The problem: Restate each of the lines below word for word and drop every picture.

* BEGIN Entries *

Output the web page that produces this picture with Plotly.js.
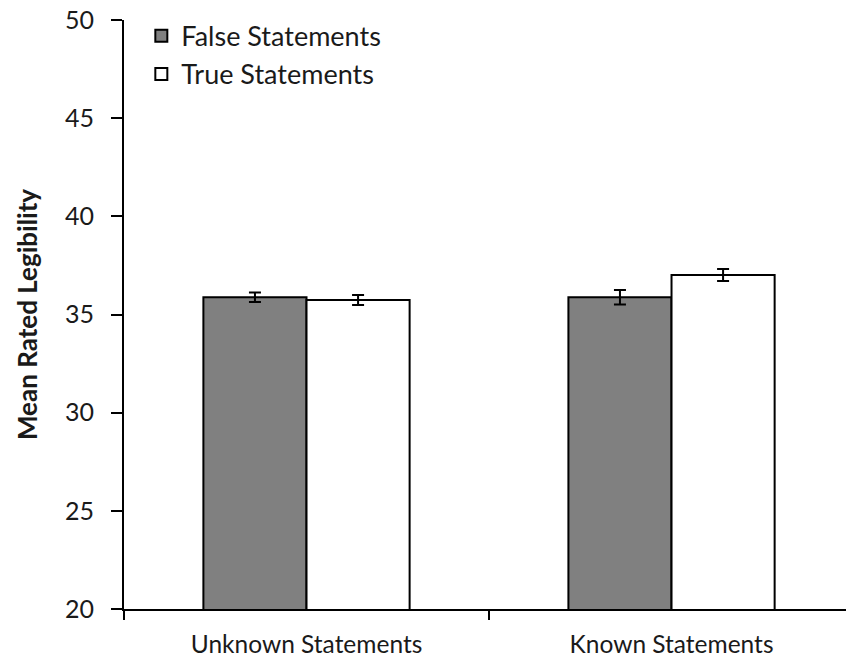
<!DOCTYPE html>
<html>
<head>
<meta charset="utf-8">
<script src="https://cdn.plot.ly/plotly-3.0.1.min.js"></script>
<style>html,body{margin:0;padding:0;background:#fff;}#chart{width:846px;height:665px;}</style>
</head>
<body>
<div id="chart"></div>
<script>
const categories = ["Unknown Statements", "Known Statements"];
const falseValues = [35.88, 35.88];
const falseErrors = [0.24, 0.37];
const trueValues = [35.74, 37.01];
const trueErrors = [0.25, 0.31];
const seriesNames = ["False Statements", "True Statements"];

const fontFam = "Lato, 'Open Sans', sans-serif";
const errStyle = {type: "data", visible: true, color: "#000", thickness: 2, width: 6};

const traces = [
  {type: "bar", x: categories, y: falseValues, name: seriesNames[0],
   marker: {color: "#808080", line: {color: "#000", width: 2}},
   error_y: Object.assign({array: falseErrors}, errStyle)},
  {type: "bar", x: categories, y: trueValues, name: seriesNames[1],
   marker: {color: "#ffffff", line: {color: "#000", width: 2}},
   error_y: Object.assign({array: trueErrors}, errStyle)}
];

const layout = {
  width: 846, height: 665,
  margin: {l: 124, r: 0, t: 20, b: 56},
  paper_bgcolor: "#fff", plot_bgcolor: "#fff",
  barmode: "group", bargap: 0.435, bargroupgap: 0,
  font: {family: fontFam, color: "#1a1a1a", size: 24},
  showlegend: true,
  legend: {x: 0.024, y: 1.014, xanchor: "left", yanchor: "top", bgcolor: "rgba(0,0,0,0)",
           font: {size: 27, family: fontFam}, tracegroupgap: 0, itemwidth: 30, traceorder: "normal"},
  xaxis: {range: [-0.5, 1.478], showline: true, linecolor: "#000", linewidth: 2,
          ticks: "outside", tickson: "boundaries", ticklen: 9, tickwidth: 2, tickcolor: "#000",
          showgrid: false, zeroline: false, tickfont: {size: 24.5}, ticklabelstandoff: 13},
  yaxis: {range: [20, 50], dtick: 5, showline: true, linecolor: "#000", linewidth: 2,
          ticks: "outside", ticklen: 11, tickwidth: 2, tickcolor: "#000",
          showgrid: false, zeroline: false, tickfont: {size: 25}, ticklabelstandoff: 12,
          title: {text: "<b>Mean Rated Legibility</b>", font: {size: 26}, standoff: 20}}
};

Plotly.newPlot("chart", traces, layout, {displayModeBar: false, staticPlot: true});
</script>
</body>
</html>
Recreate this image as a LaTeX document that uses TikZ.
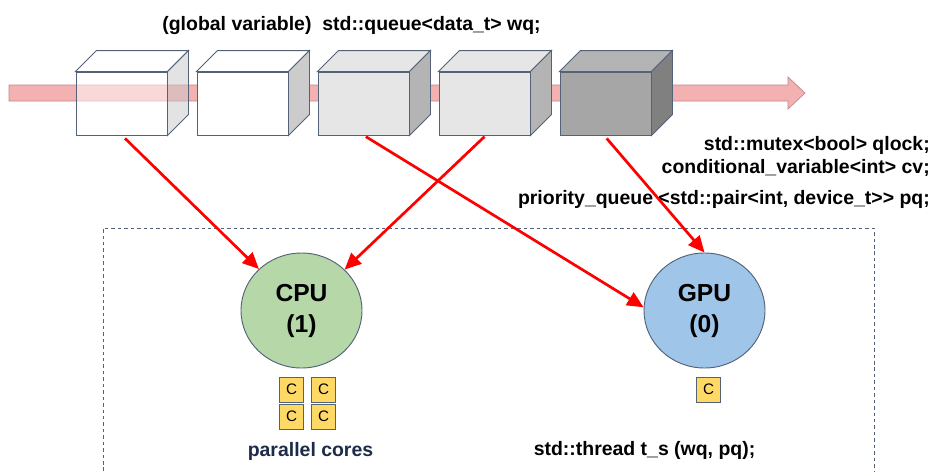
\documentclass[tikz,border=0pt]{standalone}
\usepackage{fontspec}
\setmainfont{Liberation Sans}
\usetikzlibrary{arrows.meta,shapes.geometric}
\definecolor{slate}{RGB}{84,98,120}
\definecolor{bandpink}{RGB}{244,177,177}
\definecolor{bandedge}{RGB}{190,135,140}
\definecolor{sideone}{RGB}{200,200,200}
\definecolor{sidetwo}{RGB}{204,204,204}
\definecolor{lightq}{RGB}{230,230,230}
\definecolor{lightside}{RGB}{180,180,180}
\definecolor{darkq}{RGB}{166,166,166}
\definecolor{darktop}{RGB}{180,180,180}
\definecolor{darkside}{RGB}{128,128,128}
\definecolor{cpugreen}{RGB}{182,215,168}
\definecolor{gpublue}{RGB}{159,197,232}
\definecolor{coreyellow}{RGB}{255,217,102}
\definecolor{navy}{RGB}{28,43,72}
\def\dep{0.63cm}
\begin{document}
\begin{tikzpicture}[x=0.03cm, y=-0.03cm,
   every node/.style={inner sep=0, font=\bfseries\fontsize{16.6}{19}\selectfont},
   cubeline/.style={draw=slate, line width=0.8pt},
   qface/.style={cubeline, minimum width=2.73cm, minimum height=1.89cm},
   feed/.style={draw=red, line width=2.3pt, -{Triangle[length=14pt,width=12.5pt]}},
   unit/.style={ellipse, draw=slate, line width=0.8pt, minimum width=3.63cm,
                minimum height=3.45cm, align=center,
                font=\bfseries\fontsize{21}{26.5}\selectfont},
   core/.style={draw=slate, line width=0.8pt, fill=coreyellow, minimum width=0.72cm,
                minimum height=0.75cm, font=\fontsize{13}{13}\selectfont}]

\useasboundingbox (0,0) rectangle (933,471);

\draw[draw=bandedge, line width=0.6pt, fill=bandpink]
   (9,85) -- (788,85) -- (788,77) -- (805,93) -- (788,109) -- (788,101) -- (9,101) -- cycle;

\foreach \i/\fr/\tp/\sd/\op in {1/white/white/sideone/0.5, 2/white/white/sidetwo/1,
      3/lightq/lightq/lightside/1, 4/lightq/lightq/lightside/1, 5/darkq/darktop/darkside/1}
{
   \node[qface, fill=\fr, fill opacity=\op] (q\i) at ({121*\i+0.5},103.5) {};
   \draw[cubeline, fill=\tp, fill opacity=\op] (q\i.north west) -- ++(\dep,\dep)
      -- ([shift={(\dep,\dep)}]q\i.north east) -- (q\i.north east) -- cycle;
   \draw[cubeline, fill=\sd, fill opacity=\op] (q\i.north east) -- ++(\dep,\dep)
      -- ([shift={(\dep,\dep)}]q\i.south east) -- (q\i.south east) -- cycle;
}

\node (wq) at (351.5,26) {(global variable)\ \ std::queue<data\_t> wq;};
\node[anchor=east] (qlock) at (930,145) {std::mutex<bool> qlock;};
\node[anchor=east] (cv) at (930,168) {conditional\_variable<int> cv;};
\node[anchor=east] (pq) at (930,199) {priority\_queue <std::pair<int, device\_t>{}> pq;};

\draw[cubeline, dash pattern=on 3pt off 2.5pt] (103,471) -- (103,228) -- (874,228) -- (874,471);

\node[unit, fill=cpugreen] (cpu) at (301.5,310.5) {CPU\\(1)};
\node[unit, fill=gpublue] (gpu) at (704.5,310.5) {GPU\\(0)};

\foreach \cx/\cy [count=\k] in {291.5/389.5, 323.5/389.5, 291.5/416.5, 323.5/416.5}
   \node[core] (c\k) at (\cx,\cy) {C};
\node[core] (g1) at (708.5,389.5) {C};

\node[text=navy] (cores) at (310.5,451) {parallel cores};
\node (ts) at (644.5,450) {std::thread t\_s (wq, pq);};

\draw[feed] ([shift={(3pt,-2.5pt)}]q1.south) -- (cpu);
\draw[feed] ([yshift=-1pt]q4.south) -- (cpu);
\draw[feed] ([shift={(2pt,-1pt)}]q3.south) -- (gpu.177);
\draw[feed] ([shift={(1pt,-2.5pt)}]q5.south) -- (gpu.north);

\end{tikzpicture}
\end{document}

* END Entries *

Finished exercise:
Output the web page that produces this picture with Plotly.js.
<!DOCTYPE html>
<html>
<head>
<meta charset="utf-8">
<script src="https://cdn.plot.ly/plotly-3.0.1.min.js"></script>
<style>html,body{margin:0;padding:0;background:#fff;}#chart{width:846px;height:665px;}</style>
</head>
<body>
<div id="chart"></div>
<script>
const categories = ["Unknown Statements", "Known Statements"];
const falseValues = [35.88, 35.88];
const falseErrors = [0.24, 0.37];
const trueValues = [35.74, 37.01];
const trueErrors = [0.25, 0.31];
const seriesNames = ["False Statements", "True Statements"];

const fontFam = "Lato, 'Open Sans', sans-serif";
const errStyle = {type: "data", visible: true, color: "#000", thickness: 2, width: 6};

const traces = [
  {type: "bar", x: categories, y: falseValues, name: seriesNames[0],
   marker: {color: "#808080", line: {color: "#000", width: 2}},
   error_y: Object.assign({array: falseErrors}, errStyle)},
  {type: "bar", x: categories, y: trueValues, name: seriesNames[1],
   marker: {color: "#ffffff", line: {color: "#000", width: 2}},
   error_y: Object.assign({array: trueErrors}, errStyle)}
];

const layout = {
  width: 846, height: 665,
  margin: {l: 124, r: 0, t: 20, b: 56},
  paper_bgcolor: "#fff", plot_bgcolor: "#fff",
  barmode: "group", bargap: 0.435, bargroupgap: 0,
  font: {family: fontFam, color: "#1a1a1a", size: 24},
  showlegend: true,
  legend: {x: 0.024, y: 1.014, xanchor: "left", yanchor: "top", bgcolor: "rgba(0,0,0,0)",
           font: {size: 27, family: fontFam}, tracegroupgap: 0, itemwidth: 30, traceorder: "normal"},
  xaxis: {range: [-0.5, 1.478], showline: true, linecolor: "#000", linewidth: 2,
          ticks: "outside", tickson: "boundaries", ticklen: 9, tickwidth: 2, tickcolor: "#000",
          showgrid: false, zeroline: false, tickfont: {size: 24.5}, ticklabelstandoff: 13},
  yaxis: {range: [20, 50], dtick: 5, showline: true, linecolor: "#000", linewidth: 2,
          ticks: "outside", ticklen: 11, tickwidth: 2, tickcolor: "#000",
          showgrid: false, zeroline: false, tickfont: {size: 25}, ticklabelstandoff: 12,
          title: {text: "<b>Mean Rated Legibility</b>", font: {size: 26}, standoff: 20}}
};

Plotly.newPlot("chart", traces, layout, {displayModeBar: false, staticPlot: true});
</script>
</body>
</html>
Recreate this image as a LaTeX document that uses TikZ.
\documentclass[tikz,border=0pt]{standalone}
\usepackage{fontspec}
\setmainfont{Liberation Sans}
\usetikzlibrary{arrows.meta,shapes.geometric}
\definecolor{slate}{RGB}{84,98,120}
\definecolor{bandpink}{RGB}{244,177,177}
\definecolor{bandedge}{RGB}{190,135,140}
\definecolor{sideone}{RGB}{200,200,200}
\definecolor{sidetwo}{RGB}{204,204,204}
\definecolor{lightq}{RGB}{230,230,230}
\definecolor{lightside}{RGB}{180,180,180}
\definecolor{darkq}{RGB}{166,166,166}
\definecolor{darktop}{RGB}{180,180,180}
\definecolor{darkside}{RGB}{128,128,128}
\definecolor{cpugreen}{RGB}{182,215,168}
\definecolor{gpublue}{RGB}{159,197,232}
\definecolor{coreyellow}{RGB}{255,217,102}
\definecolor{navy}{RGB}{28,43,72}
\def\dep{0.63cm}
\begin{document}
\begin{tikzpicture}[x=0.03cm, y=-0.03cm,
   every node/.style={inner sep=0, font=\bfseries\fontsize{16.6}{19}\selectfont},
   cubeline/.style={draw=slate, line width=0.8pt},
   qface/.style={cubeline, minimum width=2.73cm, minimum height=1.89cm},
   feed/.style={draw=red, line width=2.3pt, -{Triangle[length=14pt,width=12.5pt]}},
   unit/.style={ellipse, draw=slate, line width=0.8pt, minimum width=3.63cm,
                minimum height=3.45cm, align=center,
                font=\bfseries\fontsize{21}{26.5}\selectfont},
   core/.style={draw=slate, line width=0.8pt, fill=coreyellow, minimum width=0.72cm,
                minimum height=0.75cm, font=\fontsize{13}{13}\selectfont}]

\useasboundingbox (0,0) rectangle (933,471);

\draw[draw=bandedge, line width=0.6pt, fill=bandpink]
   (9,85) -- (788,85) -- (788,77) -- (805,93) -- (788,109) -- (788,101) -- (9,101) -- cycle;

\foreach \i/\fr/\tp/\sd/\op in {1/white/white/sideone/0.5, 2/white/white/sidetwo/1,
      3/lightq/lightq/lightside/1, 4/lightq/lightq/lightside/1, 5/darkq/darktop/darkside/1}
{
   \node[qface, fill=\fr, fill opacity=\op] (q\i) at ({121*\i+0.5},103.5) {};
   \draw[cubeline, fill=\tp, fill opacity=\op] (q\i.north west) -- ++(\dep,\dep)
      -- ([shift={(\dep,\dep)}]q\i.north east) -- (q\i.north east) -- cycle;
   \draw[cubeline, fill=\sd, fill opacity=\op] (q\i.north east) -- ++(\dep,\dep)
      -- ([shift={(\dep,\dep)}]q\i.south east) -- (q\i.south east) -- cycle;
}

\node (wq) at (351.5,26) {(global variable)\ \ std::queue<data\_t> wq;};
\node[anchor=east] (qlock) at (930,145) {std::mutex<bool> qlock;};
\node[anchor=east] (cv) at (930,168) {conditional\_variable<int> cv;};
\node[anchor=east] (pq) at (930,199) {priority\_queue <std::pair<int, device\_t>{}> pq;};

\draw[cubeline, dash pattern=on 3pt off 2.5pt] (103,471) -- (103,228) -- (874,228) -- (874,471);

\node[unit, fill=cpugreen] (cpu) at (301.5,310.5) {CPU\\(1)};
\node[unit, fill=gpublue] (gpu) at (704.5,310.5) {GPU\\(0)};

\foreach \cx/\cy [count=\k] in {291.5/389.5, 323.5/389.5, 291.5/416.5, 323.5/416.5}
   \node[core] (c\k) at (\cx,\cy) {C};
\node[core] (g1) at (708.5,389.5) {C};

\node[text=navy] (cores) at (310.5,451) {parallel cores};
\node (ts) at (644.5,450) {std::thread t\_s (wq, pq);};

\draw[feed] ([shift={(3pt,-2.5pt)}]q1.south) -- (cpu);
\draw[feed] ([yshift=-1pt]q4.south) -- (cpu);
\draw[feed] ([shift={(2pt,-1pt)}]q3.south) -- (gpu.177);
\draw[feed] ([shift={(1pt,-2.5pt)}]q5.south) -- (gpu.north);

\end{tikzpicture}
\end{document}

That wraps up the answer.